[Source code of charts]
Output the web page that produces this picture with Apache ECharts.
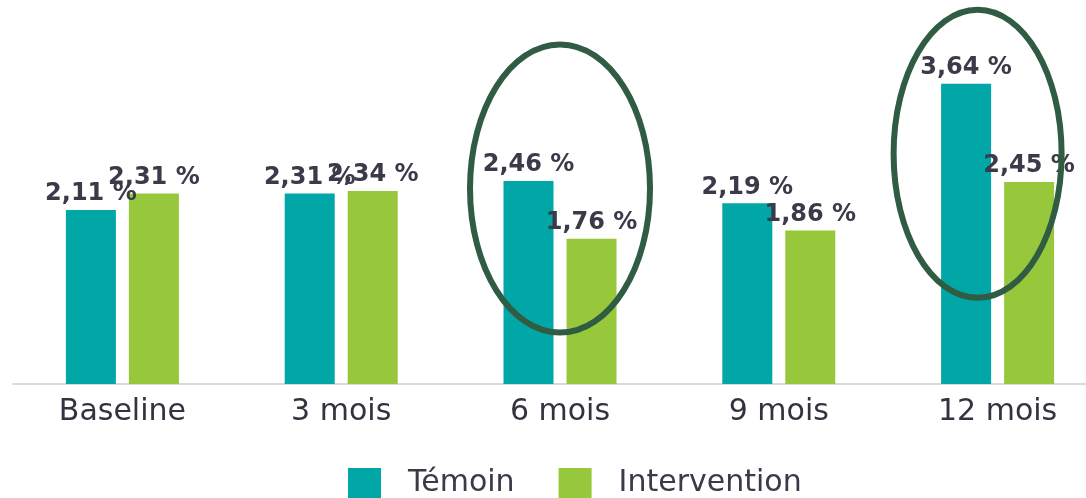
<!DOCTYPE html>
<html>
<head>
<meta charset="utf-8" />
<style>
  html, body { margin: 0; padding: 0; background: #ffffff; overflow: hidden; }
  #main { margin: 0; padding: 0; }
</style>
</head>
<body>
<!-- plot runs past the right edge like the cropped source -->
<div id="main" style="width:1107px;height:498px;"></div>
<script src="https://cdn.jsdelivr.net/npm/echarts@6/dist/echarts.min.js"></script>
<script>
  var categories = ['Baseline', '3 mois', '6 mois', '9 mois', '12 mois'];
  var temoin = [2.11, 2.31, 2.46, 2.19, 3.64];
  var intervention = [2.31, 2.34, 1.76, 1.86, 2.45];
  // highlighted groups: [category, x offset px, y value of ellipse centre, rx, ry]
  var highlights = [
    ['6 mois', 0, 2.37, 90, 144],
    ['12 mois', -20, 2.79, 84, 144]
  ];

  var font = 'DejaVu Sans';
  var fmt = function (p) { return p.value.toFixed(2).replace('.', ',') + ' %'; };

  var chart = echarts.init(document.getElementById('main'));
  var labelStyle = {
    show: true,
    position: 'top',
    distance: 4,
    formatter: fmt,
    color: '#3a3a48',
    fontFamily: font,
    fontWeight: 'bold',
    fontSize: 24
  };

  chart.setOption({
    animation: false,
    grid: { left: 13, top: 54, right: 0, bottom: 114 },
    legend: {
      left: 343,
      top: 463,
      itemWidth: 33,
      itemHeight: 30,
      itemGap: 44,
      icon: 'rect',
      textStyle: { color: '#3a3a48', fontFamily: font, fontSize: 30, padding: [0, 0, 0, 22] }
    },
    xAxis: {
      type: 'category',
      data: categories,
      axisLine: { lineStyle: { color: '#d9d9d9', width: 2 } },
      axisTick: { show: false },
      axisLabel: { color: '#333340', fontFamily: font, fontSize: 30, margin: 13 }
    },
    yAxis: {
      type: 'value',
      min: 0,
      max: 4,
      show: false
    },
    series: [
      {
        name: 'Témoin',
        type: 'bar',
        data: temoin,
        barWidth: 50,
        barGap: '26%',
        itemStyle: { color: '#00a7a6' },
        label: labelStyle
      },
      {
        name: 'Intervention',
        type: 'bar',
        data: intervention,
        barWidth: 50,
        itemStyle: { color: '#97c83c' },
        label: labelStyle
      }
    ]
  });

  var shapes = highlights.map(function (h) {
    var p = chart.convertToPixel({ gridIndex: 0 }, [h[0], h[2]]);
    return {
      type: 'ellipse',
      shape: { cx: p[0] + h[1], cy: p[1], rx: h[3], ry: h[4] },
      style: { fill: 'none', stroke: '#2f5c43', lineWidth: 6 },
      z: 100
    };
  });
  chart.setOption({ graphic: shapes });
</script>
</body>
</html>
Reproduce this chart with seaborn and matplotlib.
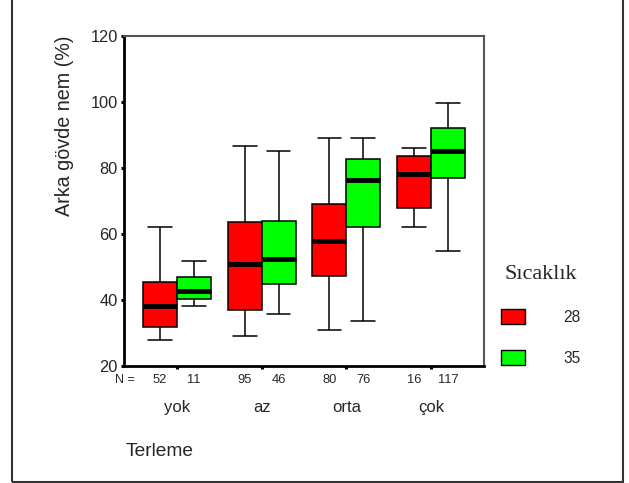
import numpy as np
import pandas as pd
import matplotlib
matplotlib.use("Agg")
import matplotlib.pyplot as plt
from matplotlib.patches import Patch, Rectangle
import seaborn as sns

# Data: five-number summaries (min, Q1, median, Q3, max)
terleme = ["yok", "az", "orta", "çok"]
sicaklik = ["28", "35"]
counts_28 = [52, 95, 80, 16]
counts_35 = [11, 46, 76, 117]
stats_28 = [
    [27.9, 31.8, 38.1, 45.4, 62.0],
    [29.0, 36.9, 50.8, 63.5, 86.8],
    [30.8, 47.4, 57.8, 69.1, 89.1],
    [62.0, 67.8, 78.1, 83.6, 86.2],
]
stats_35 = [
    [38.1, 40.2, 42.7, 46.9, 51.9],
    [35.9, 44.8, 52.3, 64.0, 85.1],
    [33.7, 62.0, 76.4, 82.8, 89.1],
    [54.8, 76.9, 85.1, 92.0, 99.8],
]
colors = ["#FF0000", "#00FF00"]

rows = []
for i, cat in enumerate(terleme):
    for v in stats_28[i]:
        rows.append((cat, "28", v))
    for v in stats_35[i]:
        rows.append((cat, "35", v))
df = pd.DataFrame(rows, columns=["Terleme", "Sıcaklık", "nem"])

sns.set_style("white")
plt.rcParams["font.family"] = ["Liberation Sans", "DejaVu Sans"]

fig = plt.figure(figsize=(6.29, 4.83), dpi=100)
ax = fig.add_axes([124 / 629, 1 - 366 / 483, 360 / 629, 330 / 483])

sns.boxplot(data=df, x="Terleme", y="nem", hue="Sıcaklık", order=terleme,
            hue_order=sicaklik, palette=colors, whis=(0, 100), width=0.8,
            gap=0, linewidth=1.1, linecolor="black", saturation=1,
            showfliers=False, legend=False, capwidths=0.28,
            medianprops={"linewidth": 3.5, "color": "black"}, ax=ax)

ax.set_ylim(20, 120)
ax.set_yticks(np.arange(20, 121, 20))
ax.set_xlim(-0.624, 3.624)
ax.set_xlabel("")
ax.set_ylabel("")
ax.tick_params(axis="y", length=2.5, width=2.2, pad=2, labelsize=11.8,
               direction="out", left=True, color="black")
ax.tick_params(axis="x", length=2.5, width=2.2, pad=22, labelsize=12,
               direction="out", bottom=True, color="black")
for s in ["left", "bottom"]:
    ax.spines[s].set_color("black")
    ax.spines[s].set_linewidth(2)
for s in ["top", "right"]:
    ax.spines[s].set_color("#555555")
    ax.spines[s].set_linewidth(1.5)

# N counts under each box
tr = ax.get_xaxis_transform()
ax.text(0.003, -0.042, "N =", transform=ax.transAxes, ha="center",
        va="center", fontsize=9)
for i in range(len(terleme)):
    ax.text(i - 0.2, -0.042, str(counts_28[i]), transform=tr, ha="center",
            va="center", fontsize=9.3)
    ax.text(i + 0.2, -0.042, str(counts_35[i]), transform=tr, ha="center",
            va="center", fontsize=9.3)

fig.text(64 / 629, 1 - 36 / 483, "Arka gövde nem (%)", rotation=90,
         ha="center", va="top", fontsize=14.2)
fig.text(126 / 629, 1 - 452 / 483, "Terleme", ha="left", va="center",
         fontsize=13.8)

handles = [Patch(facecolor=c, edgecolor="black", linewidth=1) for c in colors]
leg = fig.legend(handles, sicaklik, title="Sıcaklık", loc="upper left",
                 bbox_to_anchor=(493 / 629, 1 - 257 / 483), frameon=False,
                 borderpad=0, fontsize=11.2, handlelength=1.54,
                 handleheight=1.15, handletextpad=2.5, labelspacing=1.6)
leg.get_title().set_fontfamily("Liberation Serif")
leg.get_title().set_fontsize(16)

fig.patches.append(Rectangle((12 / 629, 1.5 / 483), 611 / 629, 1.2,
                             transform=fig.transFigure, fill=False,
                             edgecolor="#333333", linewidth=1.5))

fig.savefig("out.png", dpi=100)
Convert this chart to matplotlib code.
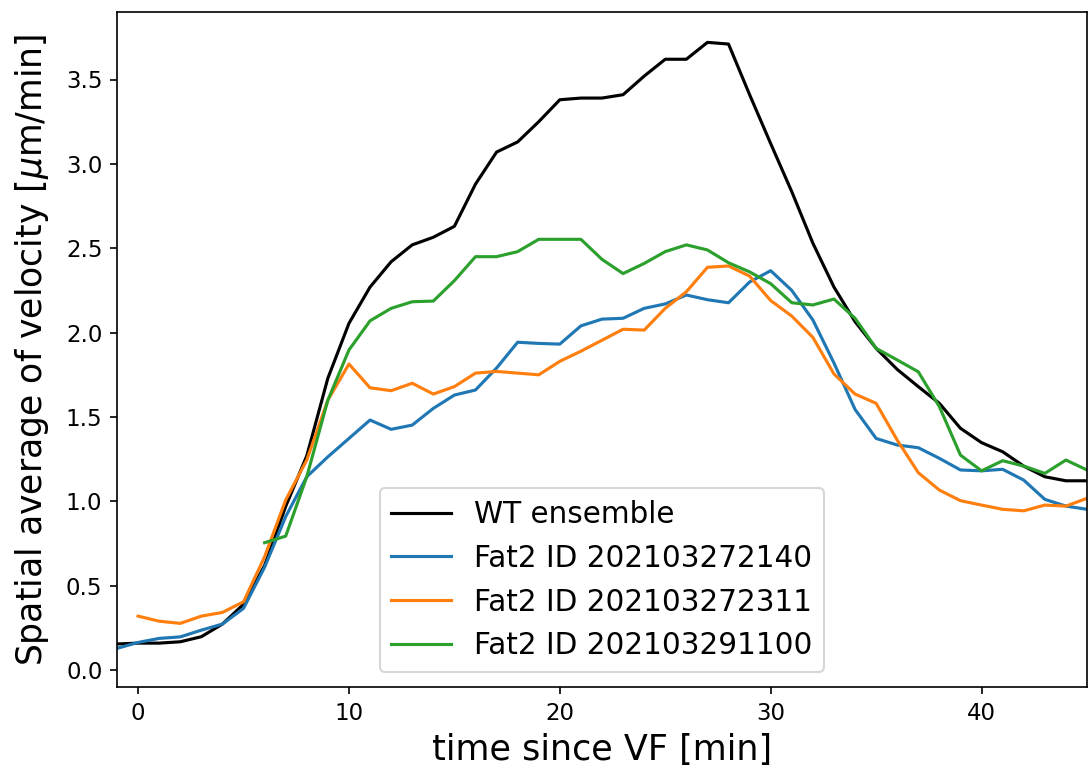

**PROBLEM TO SOLVE**: Pictures in the records above are not copied; print everything else exactly.

**THE RESPONSE**:
Output the web page that produces this picture with Apache ECharts.
<!DOCTYPE html>
<html>
<head>
<meta charset="utf-8" />
<style>
  html, body { margin: 0; padding: 0; background: #ffffff; overflow: hidden; }
  #main { margin: 0; padding: 0; }
</style>
</head>
<body>
<!-- plot runs past the right edge like the cropped source -->
<div id="main" style="width:1107px;height:498px;"></div>
<script src="https://cdn.jsdelivr.net/npm/echarts@6/dist/echarts.min.js"></script>
<script>
  var categories = ['Baseline', '3 mois', '6 mois', '9 mois', '12 mois'];
  var temoin = [2.11, 2.31, 2.46, 2.19, 3.64];
  var intervention = [2.31, 2.34, 1.76, 1.86, 2.45];
  // highlighted groups: [category, x offset px, y value of ellipse centre, rx, ry]
  var highlights = [
    ['6 mois', 0, 2.37, 90, 144],
    ['12 mois', -20, 2.79, 84, 144]
  ];

  var font = 'DejaVu Sans';
  var fmt = function (p) { return p.value.toFixed(2).replace('.', ',') + ' %'; };

  var chart = echarts.init(document.getElementById('main'));
  var labelStyle = {
    show: true,
    position: 'top',
    distance: 4,
    formatter: fmt,
    color: '#3a3a48',
    fontFamily: font,
    fontWeight: 'bold',
    fontSize: 24
  };

  chart.setOption({
    animation: false,
    grid: { left: 13, top: 54, right: 0, bottom: 114 },
    legend: {
      left: 343,
      top: 463,
      itemWidth: 33,
      itemHeight: 30,
      itemGap: 44,
      icon: 'rect',
      textStyle: { color: '#3a3a48', fontFamily: font, fontSize: 30, padding: [0, 0, 0, 22] }
    },
    xAxis: {
      type: 'category',
      data: categories,
      axisLine: { lineStyle: { color: '#d9d9d9', width: 2 } },
      axisTick: { show: false },
      axisLabel: { color: '#333340', fontFamily: font, fontSize: 30, margin: 13 }
    },
    yAxis: {
      type: 'value',
      min: 0,
      max: 4,
      show: false
    },
    series: [
      {
        name: 'Témoin',
        type: 'bar',
        data: temoin,
        barWidth: 50,
        barGap: '26%',
        itemStyle: { color: '#00a7a6' },
        label: labelStyle
      },
      {
        name: 'Intervention',
        type: 'bar',
        data: intervention,
        barWidth: 50,
        itemStyle: { color: '#97c83c' },
        label: labelStyle
      }
    ]
  });

  var shapes = highlights.map(function (h) {
    var p = chart.convertToPixel({ gridIndex: 0 }, [h[0], h[2]]);
    return {
      type: 'ellipse',
      shape: { cx: p[0] + h[1], cy: p[1], rx: h[3], ry: h[4] },
      style: { fill: 'none', stroke: '#2f5c43', lineWidth: 6 },
      z: 100
    };
  });
  chart.setOption({ graphic: shapes });
</script>
</body>
</html>
Reproduce this chart with seaborn and matplotlib.
import numpy as np
import pandas as pd
import matplotlib
matplotlib.use("Agg")
import matplotlib.pyplot as plt
from matplotlib.patches import Patch, Rectangle
import seaborn as sns

# Data: five-number summaries (min, Q1, median, Q3, max)
terleme = ["yok", "az", "orta", "çok"]
sicaklik = ["28", "35"]
counts_28 = [52, 95, 80, 16]
counts_35 = [11, 46, 76, 117]
stats_28 = [
    [27.9, 31.8, 38.1, 45.4, 62.0],
    [29.0, 36.9, 50.8, 63.5, 86.8],
    [30.8, 47.4, 57.8, 69.1, 89.1],
    [62.0, 67.8, 78.1, 83.6, 86.2],
]
stats_35 = [
    [38.1, 40.2, 42.7, 46.9, 51.9],
    [35.9, 44.8, 52.3, 64.0, 85.1],
    [33.7, 62.0, 76.4, 82.8, 89.1],
    [54.8, 76.9, 85.1, 92.0, 99.8],
]
colors = ["#FF0000", "#00FF00"]

rows = []
for i, cat in enumerate(terleme):
    for v in stats_28[i]:
        rows.append((cat, "28", v))
    for v in stats_35[i]:
        rows.append((cat, "35", v))
df = pd.DataFrame(rows, columns=["Terleme", "Sıcaklık", "nem"])

sns.set_style("white")
plt.rcParams["font.family"] = ["Liberation Sans", "DejaVu Sans"]

fig = plt.figure(figsize=(6.29, 4.83), dpi=100)
ax = fig.add_axes([124 / 629, 1 - 366 / 483, 360 / 629, 330 / 483])

sns.boxplot(data=df, x="Terleme", y="nem", hue="Sıcaklık", order=terleme,
            hue_order=sicaklik, palette=colors, whis=(0, 100), width=0.8,
            gap=0, linewidth=1.1, linecolor="black", saturation=1,
            showfliers=False, legend=False, capwidths=0.28,
            medianprops={"linewidth": 3.5, "color": "black"}, ax=ax)

ax.set_ylim(20, 120)
ax.set_yticks(np.arange(20, 121, 20))
ax.set_xlim(-0.624, 3.624)
ax.set_xlabel("")
ax.set_ylabel("")
ax.tick_params(axis="y", length=2.5, width=2.2, pad=2, labelsize=11.8,
               direction="out", left=True, color="black")
ax.tick_params(axis="x", length=2.5, width=2.2, pad=22, labelsize=12,
               direction="out", bottom=True, color="black")
for s in ["left", "bottom"]:
    ax.spines[s].set_color("black")
    ax.spines[s].set_linewidth(2)
for s in ["top", "right"]:
    ax.spines[s].set_color("#555555")
    ax.spines[s].set_linewidth(1.5)

# N counts under each box
tr = ax.get_xaxis_transform()
ax.text(0.003, -0.042, "N =", transform=ax.transAxes, ha="center",
        va="center", fontsize=9)
for i in range(len(terleme)):
    ax.text(i - 0.2, -0.042, str(counts_28[i]), transform=tr, ha="center",
            va="center", fontsize=9.3)
    ax.text(i + 0.2, -0.042, str(counts_35[i]), transform=tr, ha="center",
            va="center", fontsize=9.3)

fig.text(64 / 629, 1 - 36 / 483, "Arka gövde nem (%)", rotation=90,
         ha="center", va="top", fontsize=14.2)
fig.text(126 / 629, 1 - 452 / 483, "Terleme", ha="left", va="center",
         fontsize=13.8)

handles = [Patch(facecolor=c, edgecolor="black", linewidth=1) for c in colors]
leg = fig.legend(handles, sicaklik, title="Sıcaklık", loc="upper left",
                 bbox_to_anchor=(493 / 629, 1 - 257 / 483), frameon=False,
                 borderpad=0, fontsize=11.2, handlelength=1.54,
                 handleheight=1.15, handletextpad=2.5, labelspacing=1.6)
leg.get_title().set_fontfamily("Liberation Serif")
leg.get_title().set_fontsize(16)

fig.patches.append(Rectangle((12 / 629, 1.5 / 483), 611 / 629, 1.2,
                             transform=fig.transFigure, fill=False,
                             edgecolor="#333333", linewidth=1.5))

fig.savefig("out.png", dpi=100)
Convert this chart to matplotlib code.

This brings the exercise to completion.